Figure 1.6: Attitudes towards the EU in general (2002-2016)
Whilst debates over what Brexit will look like and when Article 50 will be triggered are likely to dominate the next two years of British politics, the EU is currently facing a triple ‘existential’ crisis. Brexit constitutes the first ‘existential’ crisis, with the ongoing refugee crisis and disputes amongst EU member states in resolving the situation. Thirdly and most significantly, the third crisis is political and constitutes a sharp decline in trust across European democracies towards the EU. Populist far right parties such as Alternative for Germany (AfD) and the Front National in France have weaved a narrative of political discontent through opposition towards immigration and anti-immigrant sentiment, alongside ‘hard’ Euroscepticism that has seen increased prominence of late.

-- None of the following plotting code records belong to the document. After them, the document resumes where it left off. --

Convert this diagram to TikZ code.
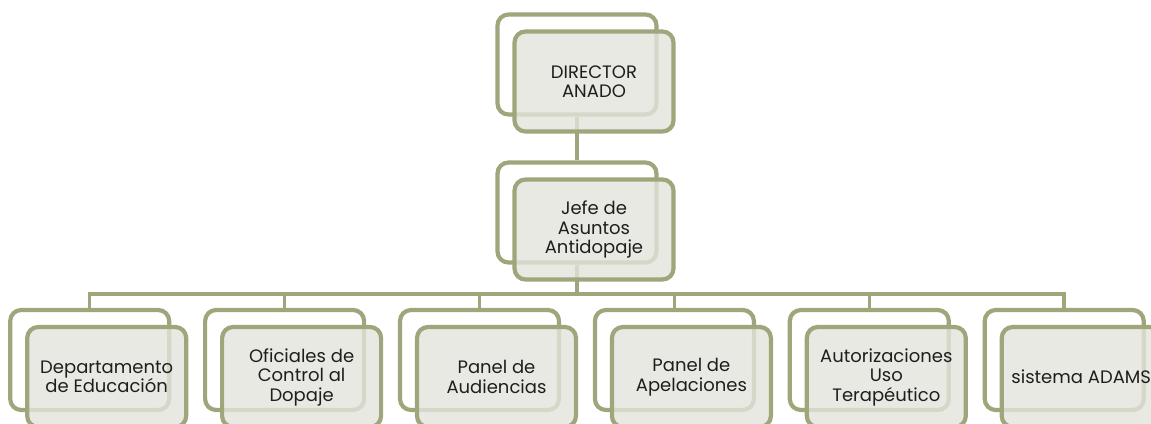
\documentclass[tikz,border=0pt]{standalone}
\usepackage{fontspec}
\setmainfont{Poppins}
\definecolor{frameol}{RGB}{160,165,124}
\definecolor{boxfill}{RGB}{228,228,220}
\definecolor{boxtext}{RGB}{30,30,30}

\begin{document}
\begin{tikzpicture}[x=1pt,y=-1pt,
  back/.style={draw=frameol, line width=4.2pt, rounded corners=11pt, fill=white,
    minimum width=159pt, minimum height=100pt, inner sep=0pt},
  front/.style={back, fill=boxfill, fill opacity=0.8, text opacity=1,
    text=boxtext, align=center, font=\fontsize{18}{19.5}\selectfont},
  link/.style={draw=frameol, line width=3.5pt}]
\useasboundingbox (0,0) rectangle (1151,423);
\clip (0,0) rectangle (1151,423);
% back frames
\node[back] (dirB) at (577,64.5) {};
\node[back] (jefB) at (577,212.5) {};
\node[back] (eduB) at (89.7,360) {};
\node[back] (ofiB) at (284.6,360) {};
\node[back] (audB) at (479.5,360) {};
\node[back] (apeB) at (674.4,360) {};
\node[back] (autB) at (869.3,360) {};
\node[back] (adaB) at (1064.2,360) {};
% connectors
\draw[link] (dirB.south) -- (jefB.north);
\draw[link] (jefB.south) -- ++(0,29.5) -| (eduB.north);
\draw[link] (jefB.south) -- ++(0,29.5) -| (ofiB.north);
\draw[link] (jefB.south) -- ++(0,29.5) -| (audB.north);
\draw[link] (jefB.south) -- ++(0,29.5) -| (apeB.north);
\draw[link] (jefB.south) -- ++(0,29.5) -| (autB.north);
\draw[link] (jefB.south) -- ++(0,29.5) -| (adaB.north);
% front boxes
\node[front] (dir) at ([shift={(17,17)}]dirB.center) {DIRECTOR\\ANADO};
\node[front] (jef) at ([shift={(17,17)}]jefB.center) {Jefe de\\Asuntos\\Antidopaje};
\node[front] (edu) at ([shift={(17,17)}]eduB.center) {Departamento\\de Educación};
\node[front] (ofi) at ([shift={(17,17)}]ofiB.center) {Oficiales de\\Control al\\Dopaje};
\node[front] (aud) at ([shift={(17,17)}]audB.center) {Panel de\\Audiencias};
\node[front] (ape) at ([shift={(17,17)}]apeB.center) {Panel de\\Apelaciones};
\node[front] (aut) at ([shift={(17,17)}]autB.center) {Autorizaciones\\Uso\\Terapéutico};
\node[front] (ada) at ([shift={(17,17)}]adaB.center) {sistema ADAMS};
\end{tikzpicture}
\end{document}
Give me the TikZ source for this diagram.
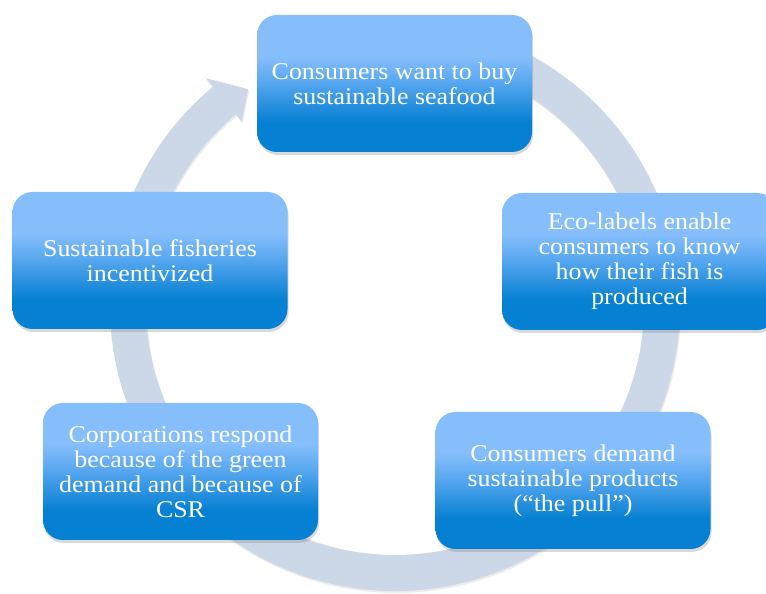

With next year’s German and French parliamentary elections on the horizon and the resurgence of far right populism, we are currently living in a ‘new form of politics’. Most significantly, how the EU manages and responds to these events is likely to determine its future.
 The European Union in its earliest form was known as the European Economic Community (EEC) and can be seen as a precursor to the European Union which incorporated the European Communities in 1993.